Dogs are a man's best friend. Or are they? There are many things about dogs that have become popularly known in our culture that actually are either half-true or completely false. So the next time you're hanging out with your friendly canine, perhaps you should know that the follow six things you probably believe about dogs are not true.
1. They're Colorblind
One common myth is that dogs are colorblind, in fact there's a whole episode of Rugrats shown from the dog's perspective in black-and-white. The truth is dogs are only partially colorblind, and can see yellow, green, blue and combinations of those three colors. Although that may explain why they like tennis balls so much.
2. A Dog's Mouth is Cleaner than a Human's Mouth
This is also half-true. The germs in a dog's mouth largely only affect dogs, so if a human gets licked by a dog, the dog germs won't affect them. But there's still an equal amount of bacteria in both human and dog mouths, obviously dogs like to eat garbage and other things that could contain bacteria or germs that could cause an infection if transferred to a human.

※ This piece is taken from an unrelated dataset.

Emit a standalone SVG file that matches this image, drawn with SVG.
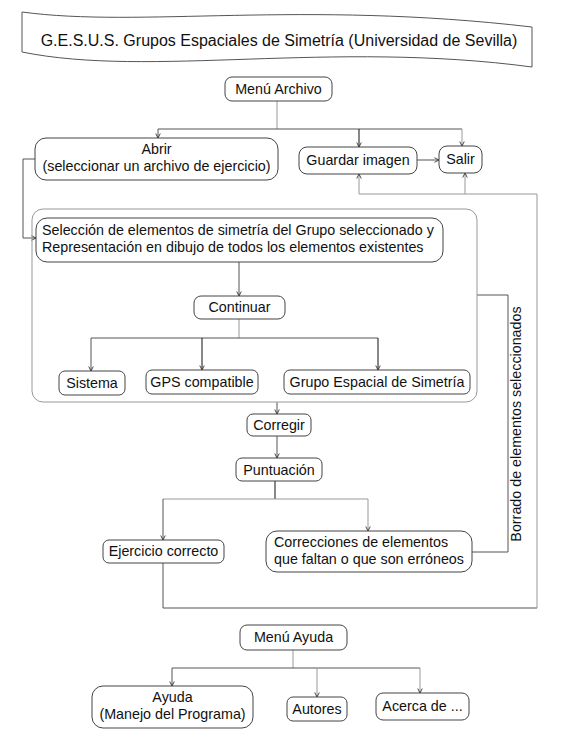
<svg xmlns="http://www.w3.org/2000/svg" width="575" height="729" viewBox="0 0 575 729">
<style>
.box{fill:#fff;stroke:#444;stroke-width:1}
.outer{fill:none;stroke:#999;stroke-width:1}
.t{font-family:"Liberation Sans",Arial,sans-serif;font-size:14.3px;fill:#111}
.c{text-anchor:middle}
.ln{fill:none;stroke:#555;stroke-width:1}
.lt{fill:none;stroke:#999;stroke-width:1}
.dk{fill:none;stroke:#111;stroke-width:1}
</style>
<defs>
<marker id="ah" viewBox="0 0 8 8" refX="7" refY="4" markerWidth="6" markerHeight="6" markerUnits="userSpaceOnUse" orient="auto">
<path d="M1,1 L7,4 L1,7" fill="none" stroke="#333" stroke-width="1.2"/>
</marker>
</defs>
<rect width="575" height="729" fill="#fff"/>
<g id="banner">
<path d="M22,12 C140,28 300,0 532,27 L532,67 C330,40 150,78 22,52 Z" fill="#fff" stroke="#555" stroke-width="1"/>
<text class="t c" x="279" y="46" style="font-size:16px">G.E.S.U.S. Grupos Espaciales de Simetría (Universidad de Sevilla)</text>
</g>
<g id="connectors">
<path class="lt" d="M277,101 V129"/>
<path class="ln" d="M158,129 H462"/>
<path class="ln" d="M158,129 V138" marker-end="url(#ah)"/>
<path class="dk" d="M359,129 V147" marker-end="url(#ah)"/>
<path class="lt" d="M462,129 V146" marker-end="url(#ah)"/>
<path class="ln" d="M35,159 H23 V238 H36" marker-end="url(#ah)"/>
<path class="ln" d="M417,160 H439" marker-end="url(#ah)"/>
<path class="ln" d="M239,262 V296" marker-end="url(#ah)"/>
<path class="lt" d="M239,319 V338"/>
<path class="ln" d="M91,338 H378"/>
<path class="ln" d="M91,338 V371" marker-end="url(#ah)"/>
<path class="dk" d="M202,338 V370" marker-end="url(#ah)"/>
<path class="dk" d="M378,338 V370" marker-end="url(#ah)"/>
<path class="ln" d="M277,402 V414" marker-end="url(#ah)"/>
<path class="ln" d="M277,436 V458" marker-end="url(#ah)"/>
<path class="dk" d="M275,481 V499"/>
<path class="lt" d="M163,499 H368"/>
<path class="ln" d="M163,499 V540" marker-end="url(#ah)"/>
<path class="lt" d="M368,499 V531" marker-end="url(#ah)"/>
<path class="ln" d="M163,563 V608 H537"/>
<path class="lt" d="M537,608 V194 H359 V174" marker-end="url(#ah)"/>
<path class="lt" d="M465,194 V173" marker-end="url(#ah)"/>
<path class="ln" d="M472,552 H508 V295 H477"/>
<path class="lt" d="M293,650 V668"/>
<path class="ln" d="M172,668 H420"/>
<path class="ln" d="M172,668 V686" marker-end="url(#ah)"/>
<path class="lt" d="M317,668 V697" marker-end="url(#ah)"/>
<path class="lt" d="M420,668 V693" marker-end="url(#ah)"/>
<text class="t c" transform="translate(521,424) rotate(-90)">Borrado de elementos seleccionados</text>
</g>
<g id="menu-archivo">
<rect class="box" x="225" y="77" width="107" height="24" rx="7"/>
<text class="t c" x="278.5" y="94">Menú Archivo</text>
</g>
<g id="abrir">
<rect class="box" x="35" y="138" width="243" height="42" rx="11"/>
<text class="t c" x="156.5" y="154">Abrir</text>
<text class="t c" x="156.5" y="171">(seleccionar un archivo de ejercicio)</text>
</g>
<g id="guardar">
<rect class="box" x="299" y="147" width="118" height="27" rx="8"/>
<text class="t c" x="358" y="165">Guardar imagen</text>
</g>
<g id="salir">
<rect class="box" x="439" y="146" width="43" height="27" rx="8"/>
<text class="t c" x="460.5" y="164">Salir</text>
</g>
<g id="area">
<rect class="outer" x="32" y="209" width="445" height="193" rx="11"/>
</g>
<g id="seleccion">
<rect class="box" x="36" y="218" width="407" height="44" rx="11"/>
<text class="t" x="42" y="235">Selección de elementos de simetría del Grupo seleccionado y</text>
<text class="t" x="42" y="252">Representación en dibujo de todos los elementos existentes</text>
</g>
<g id="continuar">
<rect class="box" x="194" y="296" width="91" height="23" rx="7"/>
<text class="t c" x="239.5" y="312">Continuar</text>
</g>
<g id="sistema">
<rect class="box" x="59" y="371" width="66" height="24" rx="6"/>
<text class="t c" x="92" y="388">Sistema</text>
</g>
<g id="gps">
<rect class="box" x="146" y="370" width="112" height="24" rx="6"/>
<text class="t c" x="202" y="387">GPS compatible</text>
</g>
<g id="grupo">
<rect class="box" x="284" y="370" width="186" height="24" rx="6"/>
<text class="t c" x="377" y="387">Grupo Espacial de Simetría</text>
</g>
<g id="corregir">
<rect class="box" x="247" y="414" width="64" height="22" rx="6"/>
<text class="t c" x="279" y="430">Corregir</text>
</g>
<g id="puntuacion">
<rect class="box" x="236" y="458" width="86" height="23" rx="6"/>
<text class="t c" x="279" y="475">Puntuación</text>
</g>
<g id="ejercicio">
<rect class="box" x="103" y="540" width="121" height="23" rx="6"/>
<text class="t c" x="163.5" y="556">Ejercicio correcto</text>
</g>
<g id="correcciones">
<rect class="box" x="266" y="531" width="206" height="41" rx="11"/>
<text class="t" x="274" y="547">Correcciones de elementos</text>
<text class="t" x="274" y="564">que faltan o que son erróneos</text>
</g>
<g id="menu-ayuda">
<rect class="box" x="240" y="625" width="107" height="25" rx="7"/>
<text class="t c" x="293.5" y="642">Menú Ayuda</text>
</g>
<g id="ayuda">
<rect class="box" x="92" y="686" width="161" height="42" rx="11"/>
<text class="t c" x="172.5" y="702">Ayuda</text>
<text class="t c" x="172.5" y="719">(Manejo del Programa)</text>
</g>
<g id="autores">
<rect class="box" x="287" y="697" width="60" height="24" rx="6"/>
<text class="t c" x="317" y="714">Autores</text>
</g>
<g id="acerca">
<rect class="box" x="376" y="693" width="93" height="27" rx="7"/>
<text class="t c" x="422.5" y="711">Acerca de ...</text>
</g>
</svg>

3, One Human Year Equals Seven Dog Years
While a lifetime of a dog may be around 10 years, which is about 1/7th of a human's lifetime, dogs don't mature at the same rate as humans. It takes dogs less than one year to reach the "adult" stage in their maturation. If the one human year equals seven dogs years thing were true, that means dogs become adults at seven "Dog Years." It's just not an accurate portrayal of how dogs age.
4. A Dry Nose Means Your Dog is Sick
While a dry nose may be a sign of dehydration, sunburn or allergies, it can also be a sign that your dog just woke up. A dog's nose becomes dry when they sleep, and it takes about 10 minutes for it to get wet again.
5. Indoor Dogs Don't Get Heartworms
First of all, why are you keeping your dog inside all day? You're a monster. Second of all, they can still get heartworms. Mosquitos can transfer heartworms to dogs, and they're not exclusive to being outdoors.
6. Only Male Dogs Hump (and It's Sexual)
Humping is a common behavior in dogs for any reason. It can be to assert dominance, but it could be to express excitement or stress. Sometimes it can just be for attention.